Stubborn stains: You might not want to wash the windows before using a glass cleaner, and that can mean some stubborn stains to deal with. Bird droppings or spots of mud are common. You can use your glass cleaner to attack these stains, and you will have to rub harder on the dirt.
Pro Tip: Carry a rag with you and use it with the glass cleaner to clean tougher stains before using a microfiber cloth for the entire window.
The rubber seals might also need attention, and you can use your cloth on them too. For deeper dirt, a toothbrush can be helpful.
Cleaning the wipers: You don’t want to go to all the trouble only to put on your wipers and have them streak your windshield. As you are cleaning the front and rear windows, lift up the wipers and run a cloth along the wiper blades to clean them too.

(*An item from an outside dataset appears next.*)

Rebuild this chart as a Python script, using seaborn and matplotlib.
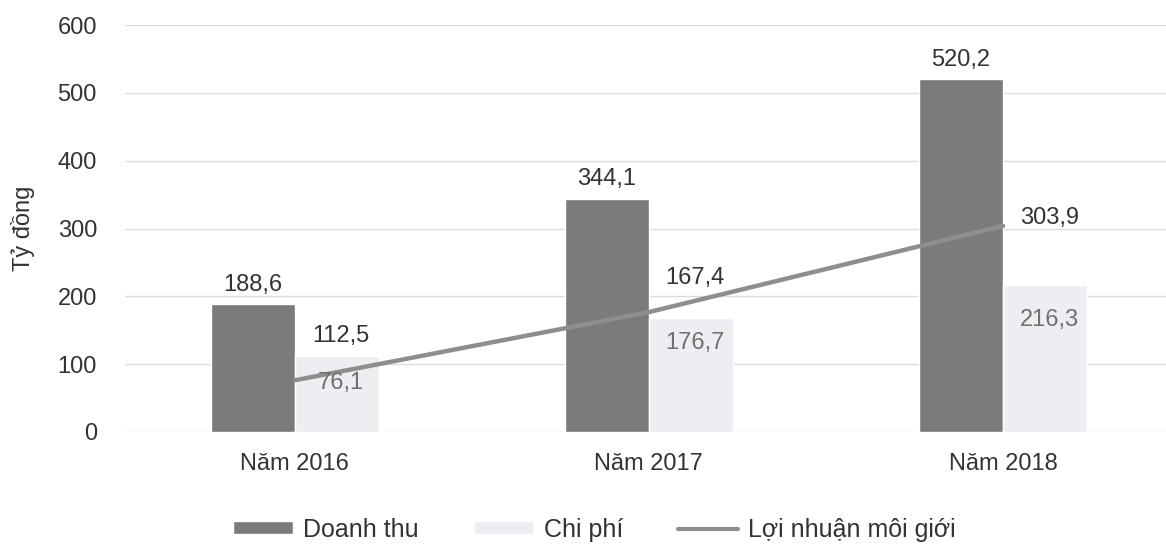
import pandas as pd
import matplotlib.pyplot as plt
import seaborn as sns
from matplotlib.patches import Patch
from matplotlib.lines import Line2D

# Dữ liệu
nam = ['Năm 2016', 'Năm 2017', 'Năm 2018']
doanh_thu = [188.6, 344.1, 520.2]
chi_phi = [112.5, 167.4, 216.3]
loi_nhuan = [76.1, 176.7, 303.9]

df = pd.DataFrame({
    'nam': nam * 2,
    'gia_tri': doanh_thu + chi_phi,
    'loai': ['Doanh thu'] * 3 + ['Chi phí'] * 3,
})

sns.set_style('white')
plt.rcParams['font.family'] = ['Liberation Sans', 'DejaVu Sans']

fig = plt.figure(figsize=(11.66, 5.46), dpi=100)
ax = fig.add_axes([0.107, 0.209, 0.893, 0.745])

mau_dam = '#7b7b7b'
mau_nhat = '#eceef2'
mau_line = '#8e8e8e'
mau_chu = '#333333'
mau_xam = '#707070'

sns.barplot(data=df, x='nam', y='gia_tri', hue='loai', ax=ax, width=0.475,
            palette=[mau_dam, mau_nhat], saturation=1, legend=False)
sns.lineplot(x=[0, 1, 2], y=loi_nhuan, ax=ax, color=mau_line, linewidth=3.2)

ax.set_xlim(-0.48, 2.46)
ax.set_ylim(0, 600)
ax.set_yticks(range(0, 601, 100))
ax.grid(axis='y', color='#dcdcdc', linewidth=1)
ax.set_axisbelow(True)
for s in ax.spines.values():
    s.set_visible(False)
ax.tick_params(axis='y', length=0, pad=20, labelsize=17, labelcolor=mau_chu)
ax.tick_params(axis='x', length=0, pad=15, labelsize=17, labelcolor=mau_chu)
ax.set_xlabel('')
ax.set_ylabel('Tỷ đồng', fontsize=17, color=mau_chu, labelpad=16)

def fmt(v):
    return f'{v:.1f}'.replace('.', ',')

# nhãn giá trị: độ lệch (pixel) so với giá trị, màu chữ
off_cp = [20, 40, -35]
mau_cp = [mau_chu, mau_chu, mau_xam]
off_ln = [-3, -31, 8]
mau_ln = [mau_xam, mau_xam, mau_chu]
for i in range(3):
    ax.annotate(fmt(doanh_thu[i]), (i - 0.119, doanh_thu[i]), xytext=(0, 14),
                textcoords='offset points', ha='center', va='center',
                fontsize=17, color=mau_chu)
    ax.annotate(fmt(chi_phi[i]), (i + 0.13, chi_phi[i]),
                xytext=(0, off_cp[i] * 0.72), textcoords='offset points',
                ha='center', va='center', fontsize=17, color=mau_cp[i])
    ax.annotate(fmt(loi_nhuan[i]), (i + 0.13, loi_nhuan[i]),
                xytext=(0, off_ln[i] * 0.72), textcoords='offset points',
                ha='center', va='center', fontsize=17, color=mau_ln[i])

handles = [Patch(facecolor=mau_dam, label='Doanh thu'),
           Patch(facecolor=mau_nhat, label='Chi phí'),
           Line2D([0], [0], color=mau_line, linewidth=3, label='Lợi nhuận môi giới')]
fig.legend(handles=handles, loc='center', bbox_to_anchor=(0.51, 0.03), ncol=3,
           frameon=False, fontsize=18, handlelength=2.4, handleheight=0.45,
           handletextpad=0.4, columnspacing=2.2, labelcolor=mau_chu)

plt.savefig('out.png', dpi=100)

Buff the windows: Keep a clean cloth around to buff the windows to a shine. Once you have applied the cleaner with your microfiber cloth, you can finish off with a dry clean cloth to create the best finish.
Step 6: Take One Last Look
When you are done, take a walk around your car, and sit inside to look through the windows from the inside out. Look from different angles and check that you cleaned everything. This might be the time to take your vehicle out into direct sunlight to spot any missed areas—especially in the interior.
Spot clean any missed areas as needed.
When you are done, you can sit back and relax after a job well done.
Step 7: Finishing Up
The best thing that you can do when you have finished cleaning your vehicle windows is not to leave your car in direct sunlight. If the cleaner is allowed to dry in sunlight, it can leave white streaks.
What About Damage?
When you are cleaning your windows, you have the perfect opportunity to check the glass and seals for any damage. Cracks or chips are best caught early, and they can be fixed easily and cheaply before they turn into bigger problems.
If you do notice any damage, take your vehicle to an autobody repair shop and have them take a look. Minor repairs can usually be done on the spot, and that will save you a lot of hassle later.